A sandboxed prompt context is the answer. A virtual environment for the LLM to “execute” in which we can easily constrain every part of the environment —

  • What files does the LLM have access to?
  • What libraries or tools are installed?
  • What credentials are mounted?
  • Which parts of the network are firewalled? Which parts aren’t?

The LLM itself isn’t sandboxed, but all of the adjacent infrastructure (running chain-of-thought workflows, dispatching plugins or extensions, or taking action otherwise) should be sandboxed. There’s a tight coupling between the LLM calls and this infrastructure.

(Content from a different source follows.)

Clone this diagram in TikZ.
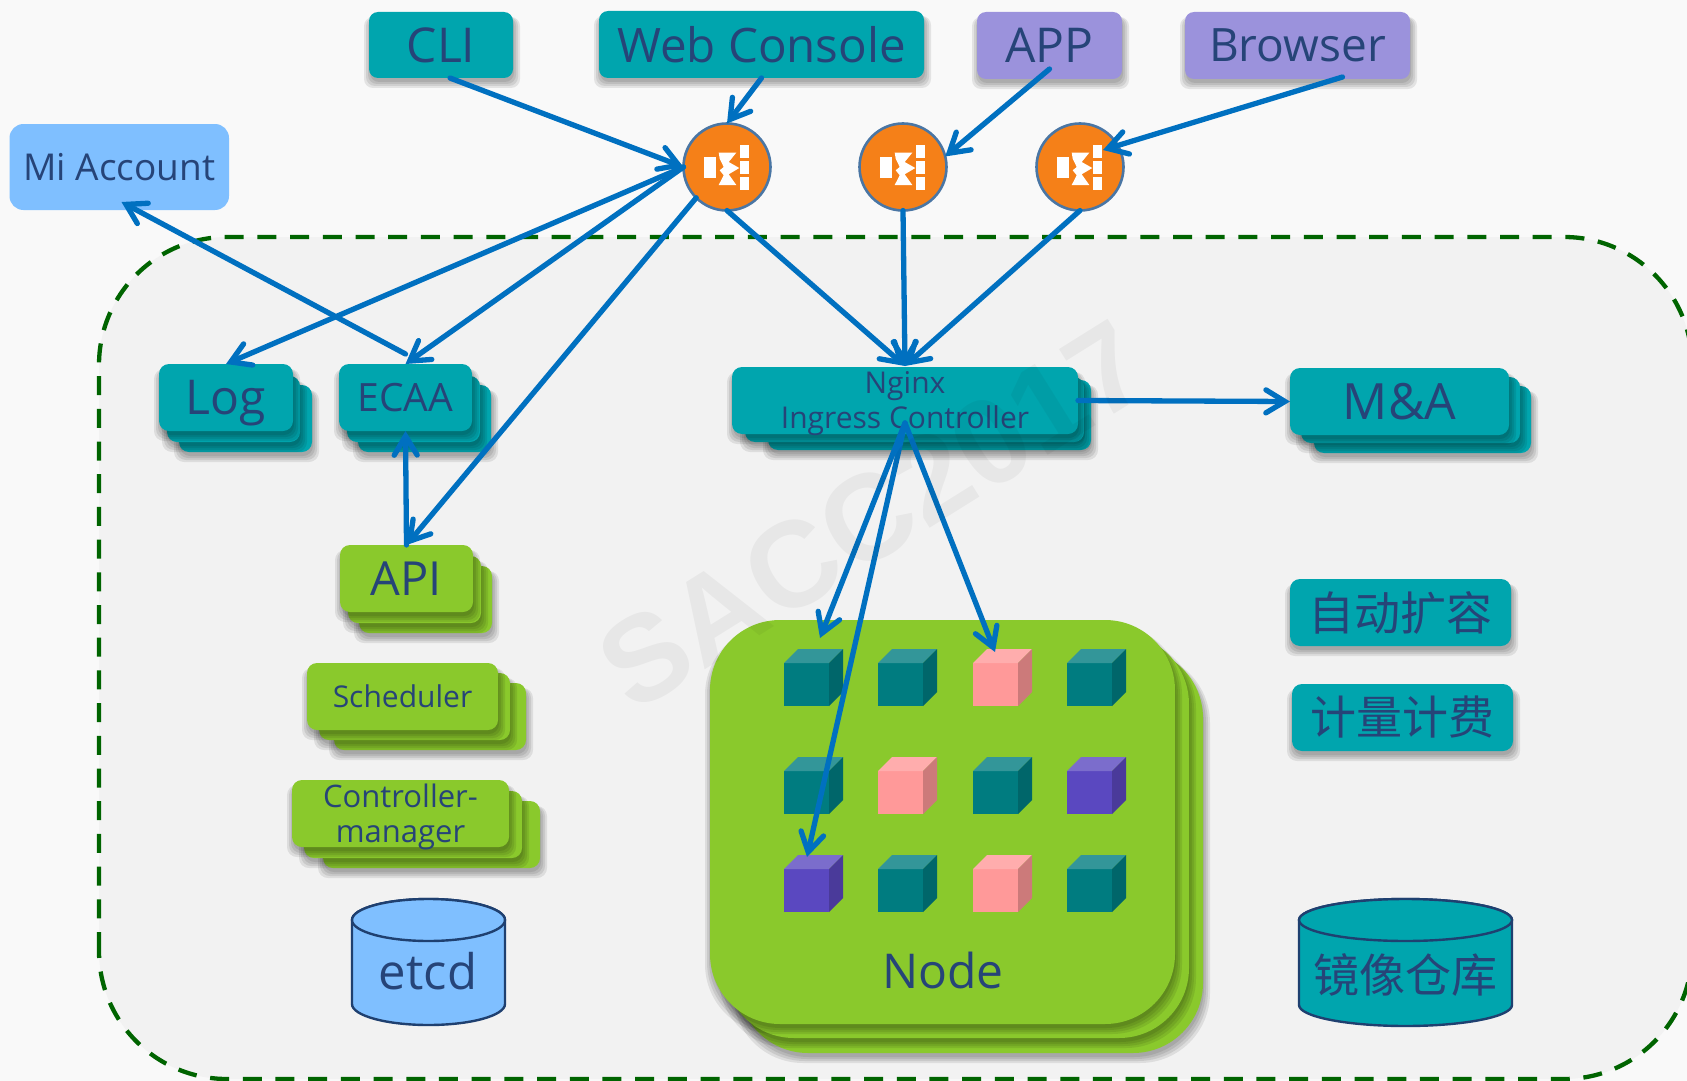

The simplest example is a code interpreter. LLMs shouldn’t leak state by reusing REPLs. A more practical example is a database connection string. It should only be exposed to certain parts of the workflow. It should never touch the prompt itself. In the markdown vulnerability, a tool to render a markdown image shouldn’t have internet access to exfiltrate data. Authorization and prompt context are two sides of the same sword.

Luckily, there are DevOps primitives like containers and WebAssembly runtimes that provide a level of isolation like this. See my list of different types of software containers for more. The tougher part: bridging the gap between these systems and the emerging LLM stack.